120.000 Jahre Kälteschlaf Forscher erwecken uraltes Bakterium zum Leben

University Park (RPO). US-Amerikanische Forschern haben ein Bakterium wieder zum Leben erweckt, das 120.000 Jahre lang in einer drei Kilometer tiefen Eisschicht in Grönland im Kälteschlaf schlummerte. Es soll nun Aufschluss über mögliches Leben jenseits der Erde liefern.

 Abbrüche von Gletschern müssen nicht zwingend mit dem Klimawandel zu tun haben.

Abbrüche von Gletschern müssen nicht zwingend mit dem Klimawandel zu tun haben.

Foto: AP, AP

Herminiimonas glaciei, so heißt das bisher unbekannte Bakterium, ist einer von nur fünf bekannten Vertretern der Gattung Herminiimonas, einer Gruppe von Mikroorganismen, die in Mineral- und Quellwasser lebt. H. glaciei ist bisher die einzige Art dieser Gattung, die im grönländischen Eis gefunden wurde.

Durch sein Überleben unter diesen harschen, kalten Bedingungen könnte das Bakterium Aufschluss über die Existenz von Leben auf anderen Planeten geben, glaubt Studienleiterin Jennifer Loveland-Curtze. Sie und ihre Kollegen von der Pennsylvania State University berichten im Fachmagazin International Journal of Systematic and Evolutionary Microbiology (DOI: 10.1099/ijs.0.001685-0) über das neu entdeckte Kleinlebewesen.

Die Forscher brauchten viel Geduld, bis sie Kolonien des pink-braunen Bakteriums zu Gesicht bekamen. Mittels eines Filters für extrem kleine Partikel isolierten sie die Mikrobe aus einer Eisprobe aus 3042 Metern Tiefe und ließen sie bei zwei Grad Celsius sieben Monate lang wachsen. Nach weiteren viereinhalb Monaten hatten sich einige Bakterienkulturen erholt und bildeten dünne und bewegliche Stäbchen. Die Mikroorganismen waren extrem klein - kleiner als viele Viren und etwa 10 bis 50 Mal kleiner als Escherichia coli, ein Bakterium aus dem Darm des Menschen.

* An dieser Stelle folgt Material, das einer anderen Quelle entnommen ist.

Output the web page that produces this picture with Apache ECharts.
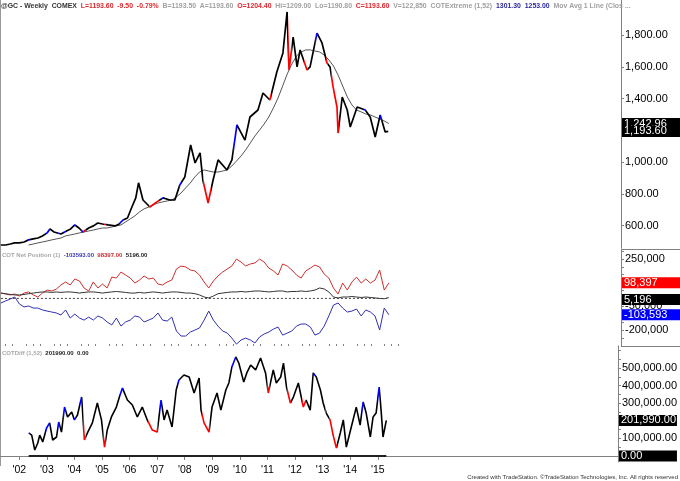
<!DOCTYPE html>
<html><head><meta charset="utf-8">
<script src="https://cdn.jsdelivr.net/npm/echarts@6/dist/echarts.min.js"></script>
<style>html,body{margin:0;padding:0;background:#fff}#c{width:680px;height:481px}</style>
</head><body><div id="c"></div>
<script>
// ---- price panel (@GC weekly), x in decimal years
const priceYears = [2001.33,2001.50,2001.67,2001.83,2002.00,2002.17,2002.33,2002.50,2002.67,2002.83,
  2003.00,2003.10,2003.25,2003.50,2003.70,2003.85,2004.00,2004.15,2004.29,2004.50,
  2004.67,2004.83,2005.00,2005.20,2005.45,2005.60,2005.74,2005.90,2006.06,2006.20,
  2006.30,2006.46,2006.71,2006.96,2007.18,2007.43,2007.61,2007.79,2007.97,2008.18,
  2008.34,2008.52,2008.62,2008.81,2008.99,2009.17,2009.49,2009.67,2009.85,2010.14,
  2010.32,2010.61,2010.79,2011.04,2011.29,2011.51,2011.66,2011.73,2011.88,2012.02,
  2012.13,2012.38,2012.49,2012.74,2012.92,2013.10,2013.21,2013.32,2013.46,2013.50,
  2013.65,2013.83,2013.94,2014.19,2014.48,2014.66,2014.84,2015.02,2015.20,2015.31];
const priceValues = [479,479,485,492,492,498,511,517,523,536,
  555,580,561,548,567,580,605,586,561,586,
  599,617,611,605,599,611,636,649,718,775,
  870,762,718,750,775,762,762,857,907,1108,
  995,1058,888,743,888,1014,951,1014,1234,1139,
  1284,1328,1435,1391,1567,1687,1945,1580,1787,1599,
  1706,1580,1599,1812,1750,1624,1599,1473,1347,1183,
  1410,1328,1221,1347,1328,1284,1158,1297,1190,1193.6];

// ---- two-month sampling for the moving average and COT net positions (May 2001 .. May 2015)
const startYear = 2001, startMonth = 5, stepMonths = 2;
const movAvg = [null,null,null,null,null,null,479,485,492,498, 504,511,517,523,536,542,548,555,561,567,
  573,580,586,586,592,599,605,624,643,662, 687,706,718,731,743,750,756,762,781,806,
  838,869,907,938,951,944,938,938,944,951, 976,1007,1039,1077,1121,1165,1202,1240,1284,1341,
  1404,1479,1555,1618,1668,1693,1706,1706,1699,1693, 1674,1643,1605,1548,1479,1410,1360,1328,1316,1303,
  1297,1284,1272,1259,1242.96];

// ---- COT net position (thousands of contracts)
const netRed = [34,28,22,28,15,34,41,22,9,34, 53,47,59,85,104,85,123,110,66,47,
  104,66,91,66,135,129,167,148,129,97, 116,142,123,129,91,85,104,116,186,205,
  199,180,174,148,104,66,110,142,167,186, 205,249,230,205,218,224,249,230,192,174,
  148,218,205,180,148,129,174,192,211,199, 154,129,66,28,97,53,104,135,97,123,
  97,116,180,53,98.397];
const netBlack = [34,30,25,22,22,25,30,34,38,41, 41,38,41,38,41,41,38,34,38,41,
  41,38,34,38,41,44,41,38,34,34, 38,34,38,41,38,34,38,41,41,38,
  34,34,30,22,9,3,15,30,34,38, 41,41,44,41,44,47,47,44,41,44,
  47,47,41,44,44,47,44,47,53,66, 60,41,9,3,9,9,12,9,6,9,
  6,3,0,-2,5.196];
const netBlue = [-29,-16,-4,9,-35,-54,-48,-61,-61,-73, -80,-86,-92,-105,-73,-124,-99,-124,-137,-118,
  -137,-111,-124,-149,-168,-124,-175,-149,-137,-111, -118,-149,-137,-124,-92,-137,-143,-118,-206,-238,
  -238,-213,-200,-187,-137,-80,-137,-175,-206,-219, -251,-289,-263,-251,-263,-282,-244,-225,-213,-194,
  -181,-232,-219,-206,-175,-162,-162,-181,-232,-219, -175,-111,-42,-29,-61,-86,-80,-67,-111,-73,
  -86,-111,-200,-61,-103.593];

// ---- COTDiff (1,52) (thousands), x in decimal years
const cotDiffYears = [2002.34,2002.45,2002.56,2002.67,2002.74,2002.85,2002.99,2003.10,2003.21,2003.35,
  2003.43,2003.53,2003.64,2003.75,2003.90,2004.00,2004.11,2004.26,2004.36,2004.47,
  2004.65,2004.83,2004.98,2005.09,2005.19,2005.34,2005.52,2005.63,2005.74,2005.92,
  2006.10,2006.28,2006.46,2006.64,2006.82,2007.00,2007.14,2007.25,2007.36,2007.54,
  2007.69,2007.79,2007.97,2008.16,2008.34,2008.52,2008.59,2008.70,2008.88,2008.99,
  2009.17,2009.31,2009.49,2009.60,2009.71,2009.85,2009.96,2010.14,2010.25,2010.39,
  2010.57,2010.75,2010.93,2011.03,2011.21,2011.32,2011.48,2011.58,2011.69,2011.83,
  2011.94,2012.12,2012.30,2012.40,2012.55,2012.66,2012.77,2012.92,2013.02,2013.13,
  2013.27,2013.38,2013.50,2013.64,2013.75,2013.86,2014.04,2014.22,2014.36,2014.47,
  2014.58,2014.73,2014.83,2014.94,2015.05,2015.12,2015.19,2015.31];
const cotDiffValues = [131,119,34,74,119,80,159,188,91,108,
  193,136,278,222,250,205,233,335,91,131,
  188,301,205,51,148,222,278,335,386,318,
  290,222,278,205,148,136,318,205,261,165,
  375,432,460,449,358,443,261,188,136,278,
  358,261,375,415,506,563,528,420,472,517,
  489,557,472,358,489,415,449,528,392,301,
  335,415,278,318,261,472,449,375,301,244,
  205,119,45,131,205,51,165,278,176,307,
  244,108,222,244,392,261,108,201.99];
const cotDiffPlot2 = 0;

// ---- COTExtreme paint periods (decimal years)
const redPeriods = [[2004.31,2004.41],[2005.05,2005.13],[2006.66,2007.03],[2008.62,2008.9],[2010.99,2011.08],
  [2011.7,2011.85],[2012.27,2012.4],[2013.07,2013.13],[2013.24,2013.53]];
const bluePeriods = [[2002.3,2002.4],[2002.97,2003.12],[2003.39,2003.47],[2003.6,2003.68],[2003.97,2004.04],
  [2004.21,2004.29],[2005.64,2005.77],[2007.1,2007.17],[2007.75,2007.83],[2009.7,2009.87],
  [2012.66,2012.77],[2014.43,2014.5],[2015.0,2015.07]];

// ---- last values / ticks
const lastMA = 1242.96, lastClose = 1193.60;
const lastRed = 98397, lastBlack = 5196, lastBlue = -103593, lastDiff = 201990;
const yearTicks = [2002,2003,2004,2005,2006,2007,2008,2009,2010,2011,2012,2013,2014,2015];
const priceLabels = [600,800,1000,1400,1600,1800];
const netLabels = [-200,-50,250];
const diffLabels = [100,300,400,500];

// ---- build
const dates = movAvg.map((_, i) => startYear + (startMonth - 1 + stepMonths * i) / 12);
const pair = arr => arr.map((v, i) => [dates[i], v]);
const zip = (xs, ys) => xs.map((x, i) => [x, ys[i]]);
const xMin = 2001.30, xMax = 2023.71;
const lastX = dates[dates.length - 1];
const FONT = "'Liberation Sans', Arial, sans-serif";
const fmt2 = v => v.toLocaleString('en-US', {minimumFractionDigits: 2, maximumFractionDigits: 2});
const fmt0 = v => Math.round(v).toLocaleString('en-US');
const quarterTicks = [];
for (let y = 2001.5; y <= 2015.8; y += 0.25) if (Math.abs(y - Math.round(y)) > 0.01) quarterTicks.push(y);
const netTicks = [], diffTicks = [];
for (let v = -300; v <= 300; v += 50) netTicks.push(v);
for (let v = 0; v <= 600; v += 50) diffTicks.push(v);

function pieces() {
  return redPeriods.map(p => ({gte: p[0], lte: p[1], color: '#ff0000'}))
    .concat(bluePeriods.map(p => ({gte: p[0], lte: p[1], color: '#0000ff'})));
}
function box(value, text, bg, dy) {
  return {
    yAxis: value,
    lineStyle: {color: 'rgba(0,0,0,0)', width: 0},
    label: {show: true, position: 'end', distance: 1, formatter: text, color: '#fff',
      backgroundColor: bg, fontFamily: FONT, fontSize: 11, lineHeight: 11,
      width: 54, padding: [0, 2, 0, 2], offset: [0, dy || 0]}
  };
}
function markLine(items) {
  return {symbol: ['none', 'none'], silent: true, animation: false, data: items};
}
const axisGray = {color: '#808080'};
function yAx(grid, min, max, tickVals, labelVals, fmt) {
  return {gridIndex: grid, type: 'value', position: 'right', min: min, max: max,
    axisLine: {show: true, lineStyle: axisGray},
    axisTick: {show: true, customValues: tickVals, length: 3, lineStyle: axisGray},
    axisLabel: {customValues: labelVals, formatter: fmt, fontFamily: FONT, fontSize: 11, color: '#000', margin: 4},
    splitLine: {show: false}};
}
const HS = 6.9, LS = 6;
const rich = {
  k: {color: '#333', fontFamily: FONT, fontSize: HS},
  r: {color: '#e0282e', fontFamily: FONT, fontSize: HS},
  g: {color: '#a0a0a0', fontFamily: FONT, fontSize: HS},
  b: {color: '#2a2aa0', fontFamily: FONT, fontSize: HS}
};
const richS = {
  k: {color: '#222', fontFamily: FONT, fontSize: LS},
  r: {color: '#c83232', fontFamily: FONT, fontSize: LS},
  g: {color: '#a8a8a8', fontFamily: FONT, fontSize: LS},
  b: {color: '#3a3ab0', fontFamily: FONT, fontSize: LS}
};

const option = {
  backgroundColor: '#fff',
  animation: false,
  title: [
    {left: 1, top: 3, padding: 0, text: '{k|@GC - Weekly  COMEX}  {r|L=1193.60  -9.50  -0.79%}  {g|B=1193.50  A=1193.60}  {r|O=1204.40}  {g|Hi=1209.00  Lo=1190.80}  {r|C=1193.60}  {g|V=122,850  COTExtreme (1,52)}  {b|1301.30  1253.00}  {g|Mov Avg 1 Line (Clos ...}',
      textStyle: {rich: rich, fontSize: HS}},
    {left: 2, top: 252, padding: 0, text: '{g|COT Net Position (1)}  {b|-103593.00}  {r|98397.00}  {k|5196.00}', textStyle: {rich: richS, fontSize: LS}},
    {left: 2, top: 350, padding: 0, text: '{g|COTDiff (1,52)}  {k|201990.00}  {k|0.00}', textStyle: {rich: richS, fontSize: LS}},
    {right: 2, top: 474, padding: 0, text: 'Created with TradeStation. \u00A9TradeStation Technologies, Inc. All rights reserved',
      textStyle: {fontFamily: FONT, fontSize: 6, fontWeight: 'normal', color: '#333'}}
  ],
  grid: [
    {left: 0, right: 59, top: 0, height: 248},
    {left: 0, right: 59, top: 249, height: 97},
    {left: 0, right: 59, top: 346, height: 116}
  ],
  xAxis: [
    {gridIndex: 0, type: 'value', min: xMin, max: xMax, show: false},
    {gridIndex: 1, type: 'value', min: xMin, max: xMax, show: false},
    {gridIndex: 2, type: 'value', min: xMin, max: xMax,
      axisLine: {show: true, lineStyle: axisGray},
      axisTick: {show: true, customValues: yearTicks, length: 4, lineStyle: axisGray},
      axisLabel: {customValues: yearTicks, formatter: v => "'" + String(Math.round(v)).slice(2),
        fontFamily: FONT, fontSize: 10.5, color: '#000', margin: 3},
      splitLine: {show: false}},
    {gridIndex: 2, type: 'value', min: xMin, max: xMax,
      axisLine: {show: false},
      axisTick: {show: true, customValues: quarterTicks, length: 2, lineStyle: axisGray},
      axisLabel: {show: false}, splitLine: {show: false}}
  ],
  yAxis: [
    yAx(0, 460, 2020, priceLabels, priceLabels, fmt2),
    yAx(1, -301, 312.7, netTicks, netLabels, v => fmt0(v * 1000)),
    yAx(2, -34, 625, diffTicks, diffLabels, v => fmt2(v * 1000))
  ],
  visualMap: [
    {type: 'piecewise', show: false, dimension: 0, seriesIndex: 0, pieces: pieces(), outOfRange: {color: '#000'}},
    {type: 'piecewise', show: false, dimension: 0, seriesIndex: 6, pieces: pieces(), outOfRange: {color: '#000'}}
  ],
  series: [
    {type: 'line', name: 'price', xAxisIndex: 0, yAxisIndex: 0, data: zip(priceYears, priceValues), showSymbol: false,
      lineStyle: {width: 1.7}, z: 3},
    {type: 'line', name: 'movavg', xAxisIndex: 0, yAxisIndex: 0, data: pair(movAvg), showSymbol: false,
      lineStyle: {width: 1, color: '#555'}, z: 2,
      markLine: markLine([box(lastMA, fmt2(lastMA), '#000'), box(lastClose, fmt2(lastClose), '#000')])},
    {type: 'line', name: 'red', xAxisIndex: 1, yAxisIndex: 1, data: pair(netRed), showSymbol: false,
      lineStyle: {width: 1, color: '#cc3030'},
      markLine: markLine([box(lastRed / 1000, fmt0(lastRed), '#ff0000')])},
    {type: 'line', name: 'black', xAxisIndex: 1, yAxisIndex: 1, data: pair(netBlack), showSymbol: false,
      lineStyle: {width: 1, color: '#333'},
      markLine: markLine([box(lastBlack / 1000, fmt0(lastBlack), '#000', 2)])},
    {type: 'line', name: 'blue', xAxisIndex: 1, yAxisIndex: 1, data: pair(netBlue), showSymbol: false,
      lineStyle: {width: 1, color: '#3030b0'},
      markLine: markLine([box(lastBlue / 1000, fmt0(lastBlue), '#0000ff')])},
    {type: 'line', name: 'zero', xAxisIndex: 1, yAxisIndex: 1, data: [[dates[0], 0], [lastX, 0]], showSymbol: false,
      lineStyle: {width: 1, color: '#444', type: [2, 2]}},
    {type: 'line', name: 'cotdiff', xAxisIndex: 2, yAxisIndex: 2, data: zip(cotDiffYears, cotDiffValues), showSymbol: false,
      lineStyle: {width: 1.6}, z: 3},
    {type: 'line', name: 'plot2', xAxisIndex: 2, yAxisIndex: 2,
      data: [[cotDiffYears[0], cotDiffPlot2], [cotDiffYears[cotDiffYears.length - 1], cotDiffPlot2]], showSymbol: false,
      lineStyle: {width: 2, color: '#222'},
      markLine: markLine([box(lastDiff / 1000, fmt2(lastDiff), '#000'), box(cotDiffPlot2, fmt2(cotDiffPlot2), '#000')])}
  ],
  graphic: [
    {type: 'line', shape: {x1: 0.5, y1: 0, x2: 0.5, y2: 466}, style: {stroke: '#999', lineWidth: 1}, silent: true},
    {type: 'line', shape: {x1: 621, y1: 249.5, x2: 680, y2: 249.5}, style: {stroke: '#808080', lineWidth: 1}, silent: true},
    {type: 'line', shape: {x1: 621, y1: 346.5, x2: 680, y2: 346.5}, style: {stroke: '#808080', lineWidth: 1}, silent: true}
  ]
};
const chart = echarts.init(document.getElementById('c'));
chart.setOption(option);
</script>
</body></html>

Möglicherweise ist es gerade seine Größe, die das Kleinstlebewesen solange im Eis überleben ließ, sagt Loveland-Curtze. Sie nimmt an, dass Herminiimonas glaciei in feinsten Wasseradern zwischen Eiskristallen gelebt hat. Seine Geißeln hätten ihm möglicherweise geholfen, sich in den Wasseradern fortzubewegen und Nahrung zu finden. Im Eis sind auch Überreste von Pilz- oder Pflanzensporen, anderen Bakterienzellen, Staub und Mineralien eingeschlossen, von denen sich Herminiimonas glaciei ernährt haben könnte. Durch seine geringe Größe konnte das Bakterium möglicherweise einen Platz besetzen, für den die meisten anderen Lebewesen zu groß gewesen wären.

Die Wissenschaftler mutmaßen, dass ähnliche Mikroorganismen im Eis auf anderen Planeten als der Erde entstanden sein könnten, wie beispielsweise im Eis an den Polen auf dem Mars oder einem eisbedeckten Ozean auf Europa, einem Jupitermond. Die Ergebnisse dieser Studie könnten zudem Aufschlüsse geben darüber, wie Zellen unter diesen extrem rauen Bedingungen - Temperaturen bis minus 56 Grad Celsius, wenig Sauerstoff, wenig Nährstoffe, hoher Druck und begrenzter Platz - überleben oder gar wachsen können. Und noch etwas macht Herminiimonas glaciei für die Forschung interessant: Das mehr als 100 000 Jahre völlig isolierte Bakterium ist gegen einen Großteil der herkömmlichen Antibiotika resistent - warum, wissen die Forscher bislang nicht.